§ EXERCISE TASK
Keep to the lines from the line containing "Generate a web" through the line containing "const xTicks = [-6,-4,-2,0,2,4,6];": copy them exactly and leave every picture out.

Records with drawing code
--- begin ---
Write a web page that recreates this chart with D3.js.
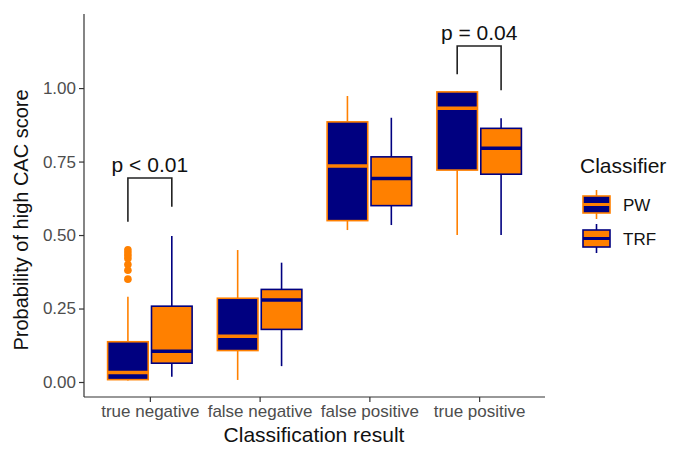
<!DOCTYPE html>
<html><head><meta charset="utf-8">
<script src="https://cdn.jsdelivr.net/npm/d3@7"></script>
<style>body{margin:0;background:#fff}svg{display:block;font-family:"Liberation Sans",Arial,sans-serif}</style>
</head><body><svg id="c" width="674" height="450"></svg>
<script>
const categories = ["true negative","false negative","false positive","true positive"];
const classifiers = ["PW","TRF"];
// PW box stats
const pwLow  = [0.005,0.007,0.517,0.500];
const pwQ1   = [0.008,0.107,0.549,0.721];
const pwMed  = [0.032,0.156,0.735,0.931];
const pwQ3   = [0.137,0.285,0.885,0.987];
const pwHigh = [0.290,0.449,0.973,0.990];
const pwOutliersTN = [0.45,0.44,0.43,0.42,0.40,0.38,0.35];
// TRF box stats
const trfLow  = [0.018,0.054,0.534,0.500];
const trfQ1   = [0.064,0.179,0.600,0.707];
const trfMed  = [0.105,0.279,0.692,0.795];
const trfQ3   = [0.258,0.315,0.766,0.863];
const trfHigh = [0.497,0.406,0.899,0.897];
const yTicks = [0,0.25,0.5,0.75,1.0];
// significance brackets: category, label, bar height, left end, right end
const sigCats = ["true negative","true positive"];
const sigLabels = ["p < 0.01","p = 0.04"];
const sigBar = [0.694,1.143];
const sigLeft = [0.545,1.047];
const sigRight = [0.596,0.993];

const navy = "#000080", orange = "#FF8000";
const fillC = {PW:navy, TRF:orange}, lineC = {PW:orange, TRF:navy};

const svg = d3.select("#c");
const x = d3.scalePoint().domain(categories).range([84,545]).padding(0.6);
const y = d3.scaleLinear().domain([-0.051,1.252]).range([397,14]);
const step = x.step();
const off = {PW:-0.2*step, TRF:0.2*step};
const bw = 0.37*step;

const stats = [];
categories.forEach((c,i)=>{
  stats.push({cat:c,cls:"PW",low:pwLow[i],q1:pwQ1[i],med:pwMed[i],q3:pwQ3[i],high:pwHigh[i]});
  stats.push({cat:c,cls:"TRF",low:trfLow[i],q1:trfQ1[i],med:trfMed[i],q3:trfQ3[i],high:trfHigh[i]});
});

// axes
const gx = svg.append("g").attr("transform","translate(0,397)")
  .call(d3.axisBottom(x).tickSize(5).tickPadding(3));
gx.select(".domain").attr("d","M84,0H545").attr("stroke","#333").attr("stroke-width",1.2);
gx.selectAll(".tick line").attr("stroke","#333").attr("stroke-width",1.2);
gx.selectAll(".tick text").attr("fill","#4D4D4D").attr("font-size",17).attr("font-family","Liberation Sans, Arial, sans-serif");

const gy = svg.append("g").attr("transform","translate(84,0)")
  .call(d3.axisLeft(y).tickValues(yTicks).tickFormat(d3.format(".2f")).tickSize(5).tickPadding(3));
gy.select(".domain").attr("d","M0,14V397").attr("stroke","#333").attr("stroke-width",1.2);
gy.selectAll(".tick line").attr("stroke","#333").attr("stroke-width",1.2);
gy.selectAll(".tick text").attr("fill","#4D4D4D").attr("font-size",17).attr("font-family","Liberation Sans, Arial, sans-serif");

// boxes
const g = svg.append("g");
stats.forEach(s=>{
  const cx = x(s.cat)+off[s.cls];
  g.append("line").attr("x1",cx).attr("x2",cx).attr("y1",y(s.q3)).attr("y2",y(s.high))
    .attr("stroke",lineC[s.cls]).attr("stroke-width",1.6);
  g.append("line").attr("x1",cx).attr("x2",cx).attr("y1",y(s.q1)).attr("y2",y(s.low))
    .attr("stroke",lineC[s.cls]).attr("stroke-width",1.6);
  g.append("rect").attr("x",cx-bw/2).attr("width",bw).attr("y",y(s.q3)).attr("height",y(s.q1)-y(s.q3))
    .attr("fill",fillC[s.cls]).attr("stroke",lineC[s.cls]).attr("stroke-width",1.6);
  g.append("line").attr("x1",cx-bw/2).attr("x2",cx+bw/2).attr("y1",y(s.med)).attr("y2",y(s.med))
    .attr("stroke",lineC[s.cls]).attr("stroke-width",3.5);
});
// outliers
g.selectAll("circle.out").data(pwOutliersTN).enter().append("circle")
  .attr("cx",x("true negative")+off.PW).attr("cy",d=>y(d)).attr("r",3.8).attr("fill",orange);

// significance brackets
sigCats.forEach((c,i)=>{
  const xl = x(c)+off.PW, xr = x(c)+off.TRF;
  svg.append("path").attr("d",`M${xl},${y(sigLeft[i])}V${y(sigBar[i])}H${xr}V${y(sigRight[i])}`)
    .attr("fill","none").attr("stroke","#222").attr("stroke-width",1.6);
  svg.append("text").attr("x",x(c)).attr("y",y(sigBar[i])-6).attr("text-anchor","middle")
    .attr("font-size",21).attr("fill","#111").text(sigLabels[i]);
});

// axis titles
svg.append("text").attr("x",314).attr("y",442).attr("text-anchor","middle")
  .attr("font-size",21).attr("fill","#111").text("Classification result");
svg.append("text").attr("transform","translate(28,220) rotate(-90)").attr("text-anchor","middle")
  .attr("font-size",20).attr("fill","#111").text("Probability of high CAC score");

// legend
const lg = svg.append("g");
lg.append("text").attr("x",580).attr("y",173).attr("font-size",21).attr("fill","#111").text("Classifier");
classifiers.forEach((c,i)=>{
  const top = 196 + i*34, kx = 583, kw = 27, kh = 17, mid = kx+kw/2;
  lg.append("line").attr("x1",mid).attr("x2",mid).attr("y1",top-6).attr("y2",top+kh+6)
    .attr("stroke",lineC[c]).attr("stroke-width",1.6);
  lg.append("rect").attr("x",kx).attr("y",top).attr("width",kw).attr("height",kh)
    .attr("fill",fillC[c]).attr("stroke",lineC[c]).attr("stroke-width",1.6);
  lg.append("line").attr("x1",kx).attr("x2",kx+kw).attr("y1",top+kh/2).attr("y2",top+kh/2)
    .attr("stroke",lineC[c]).attr("stroke-width",3);
  lg.append("text").attr("x",623).attr("y",top+kh/2+6).attr("font-size",17).attr("fill","#111").text(c);
});
</script></body></html>
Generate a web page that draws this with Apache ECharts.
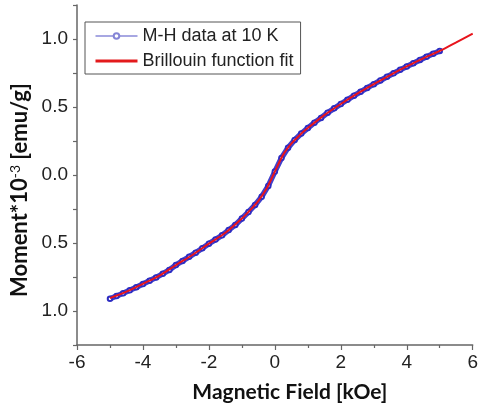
<!DOCTYPE html>
<html>
<head>
<meta charset="utf-8">
<script src="https://cdn.jsdelivr.net/npm/echarts@6/dist/echarts.min.js"></script>
<style>
html,body{margin:0;padding:0;background:#fff;}
#chart{width:481px;height:414px;}
</style>
</head>
<body>
<div id="chart"></div>
<script>
// Measured M-H data at 10 K (field in kOe, moment *10^-3 emu/g)
const dataField = [-5.0,-4.8,-4.6,-4.4,-4.2,-4.0,-3.8,-3.6,-3.4,-3.2,-3.0,-2.8,-2.6,-2.4,-2.2,-2.0,-1.8,-1.6,-1.4,-1.2,-1.0,-0.8,-0.6,-0.4,-0.2,0.0,0.2,0.4,0.6,0.8,1.0,1.2,1.4,1.6,1.8,2.0,2.2,2.4,2.6,2.8,3.0,3.2,3.4,3.6,3.8,4.0,4.2,4.4,4.6,4.8,5.0];
const dataMoment = [-0.910,-0.890,-0.870,-0.848,-0.825,-0.802,-0.778,-0.753,-0.727,-0.698,-0.662,-0.632,-0.602,-0.571,-0.538,-0.505,-0.475,-0.443,-0.405,-0.367,-0.320,-0.272,-0.220,-0.160,-0.080,0.025,0.125,0.200,0.258,0.305,0.345,0.385,0.420,0.458,0.490,0.522,0.553,0.583,0.612,0.640,0.668,0.695,0.722,0.748,0.773,0.798,0.822,0.846,0.869,0.891,0.912];
// Brillouin function fit
const fitField = [-5,-4.5,-4,-3.5,-3,-2.5,-2,-1.5,-1,-0.75,-0.5,-0.25,0,0.25,0.5,0.75,1,1.5,2,2.5,3,3.5,4,4.5,5,5.5,6];
const fitMoment = [-0.905,-0.858,-0.800,-0.740,-0.662,-0.588,-0.505,-0.425,-0.320,-0.258,-0.190,-0.100,0.025,0.148,0.230,0.293,0.345,0.440,0.522,0.598,0.668,0.735,0.798,0.858,0.912,0.975,1.040];
// Axis ticks
const xTicks = [-6,-4,-2,0,2,4,6];

const chart = echarts.init(document.getElementById('chart'), null, {renderer:'canvas'});
const axisColor = '#666';
const labelFont = 'Liberation Sans, Arial, sans-serif';
chart.setOption({
  animation:false,
  backgroundColor:'#fff',
  grid:{left:77,right:4,top:5,bottom:69,containLabel:false},
  legend:{
    orient:'vertical',left:85,top:22,
    padding:[5,7,4,9],
    itemWidth:42,itemHeight:7,itemGap:7,
    backgroundColor:'#fff',borderColor:'#555',borderWidth:1,borderRadius:0,
    textStyle:{fontFamily:labelFont,fontSize:18,color:'#222'},
    data:[
      {name:'M-H data at 10 K',itemStyle:{color:'#8585d6'},lineStyle:{color:'#8a8ad8',width:1.5}},
      {name:'Brillouin function fit',itemStyle:{opacity:0},lineStyle:{color:'#e31a1c',width:3}}
    ]
  },
  xAxis:{
    type:'value',min:-6,max:6,interval:2,
    name:'Magnetic Field [kOe]',nameLocation:'middle',nameGap:37,
    nameTextStyle:{fontFamily:'Lato, sans-serif',fontWeight:'bold',fontSize:21,color:'#111',padding:[0,0,0,30]},
    axisLine:{show:true,onZero:false,lineStyle:{color:axisColor,width:1.5}},
    axisTick:{show:true,length:5,lineStyle:{color:axisColor,width:1.2}},
    minorTick:{show:true,splitNumber:2,length:3,lineStyle:{color:axisColor,width:1.2}},
    axisLabel:{fontFamily:labelFont,fontSize:19,color:'#222',margin:8,
      customValues:xTicks,formatter:v=>String(v)},
    splitLine:{show:false}
  },
  yAxis:{
    type:'value',min:-1.25,max:1.25,interval:0.25,
    name:'{a|Moment*10}{s|-3}{a| [emu/g]}',nameLocation:'middle',nameGap:45,nameRotate:90,
    nameTextStyle:{padding:[0,30,0,0],
      rich:{a:{fontFamily:'Lato, sans-serif',fontWeight:'bold',fontSize:22,color:'#111'},
            s:{fontFamily:'Lato, sans-serif',fontSize:14,color:'#111',verticalAlign:'top',padding:[0,0,9,0]}}},
    axisLine:{show:true,onZero:false,lineStyle:{color:axisColor,width:1.5}},
    axisTick:{show:true,length:4,lineStyle:{color:axisColor,width:1.2}},
    axisLabel:{fontFamily:labelFont,fontSize:19,color:'#222',margin:9,
      formatter:function(v){
        const r=Math.round(v*100)/100;
        if (Math.abs(Math.round(r*2)-r*2)<1e-6) return Math.abs(r).toFixed(1);
        return '';
      }},
    splitLine:{show:false}
  },
  series:[
    {
      name:'M-H data at 10 K',type:'line',
      data:dataField.map((x,i)=>[x,dataMoment[i]]),
      showAllSymbol:true,symbol:'emptyCircle',symbolSize:4.5,
      itemStyle:{color:'#2c2cc2',borderWidth:1},
      lineStyle:{color:'#4040cc',width:5.5},
      z:2
    },
    {
      name:'Brillouin function fit',type:'line',
      data:fitField.map((x,i)=>[x,fitMoment[i]]),
      smooth:0.3,symbol:'none',
      itemStyle:{color:'#e8141c'},
      lineStyle:{color:'#e8141c',width:2},
      z:3
    }
  ]
});
</script>
</body>
</html>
--- end ---
§ EXERCISE RESPONSE
Generate a web page that draws this with Apache ECharts.
<!DOCTYPE html>
<html>
<head>
<meta charset="utf-8">
<script src="https://cdn.jsdelivr.net/npm/echarts@6/dist/echarts.min.js"></script>
<style>
html,body{margin:0;padding:0;background:#fff;}
#chart{width:481px;height:414px;}
</style>
</head>
<body>
<div id="chart"></div>
<script>
// Measured M-H data at 10 K (field in kOe, moment *10^-3 emu/g)
const dataField = [-5.0,-4.8,-4.6,-4.4,-4.2,-4.0,-3.8,-3.6,-3.4,-3.2,-3.0,-2.8,-2.6,-2.4,-2.2,-2.0,-1.8,-1.6,-1.4,-1.2,-1.0,-0.8,-0.6,-0.4,-0.2,0.0,0.2,0.4,0.6,0.8,1.0,1.2,1.4,1.6,1.8,2.0,2.2,2.4,2.6,2.8,3.0,3.2,3.4,3.6,3.8,4.0,4.2,4.4,4.6,4.8,5.0];
const dataMoment = [-0.910,-0.890,-0.870,-0.848,-0.825,-0.802,-0.778,-0.753,-0.727,-0.698,-0.662,-0.632,-0.602,-0.571,-0.538,-0.505,-0.475,-0.443,-0.405,-0.367,-0.320,-0.272,-0.220,-0.160,-0.080,0.025,0.125,0.200,0.258,0.305,0.345,0.385,0.420,0.458,0.490,0.522,0.553,0.583,0.612,0.640,0.668,0.695,0.722,0.748,0.773,0.798,0.822,0.846,0.869,0.891,0.912];
// Brillouin function fit
const fitField = [-5,-4.5,-4,-3.5,-3,-2.5,-2,-1.5,-1,-0.75,-0.5,-0.25,0,0.25,0.5,0.75,1,1.5,2,2.5,3,3.5,4,4.5,5,5.5,6];
const fitMoment = [-0.905,-0.858,-0.800,-0.740,-0.662,-0.588,-0.505,-0.425,-0.320,-0.258,-0.190,-0.100,0.025,0.148,0.230,0.293,0.345,0.440,0.522,0.598,0.668,0.735,0.798,0.858,0.912,0.975,1.040];
// Axis ticks
const xTicks = [-6,-4,-2,0,2,4,6];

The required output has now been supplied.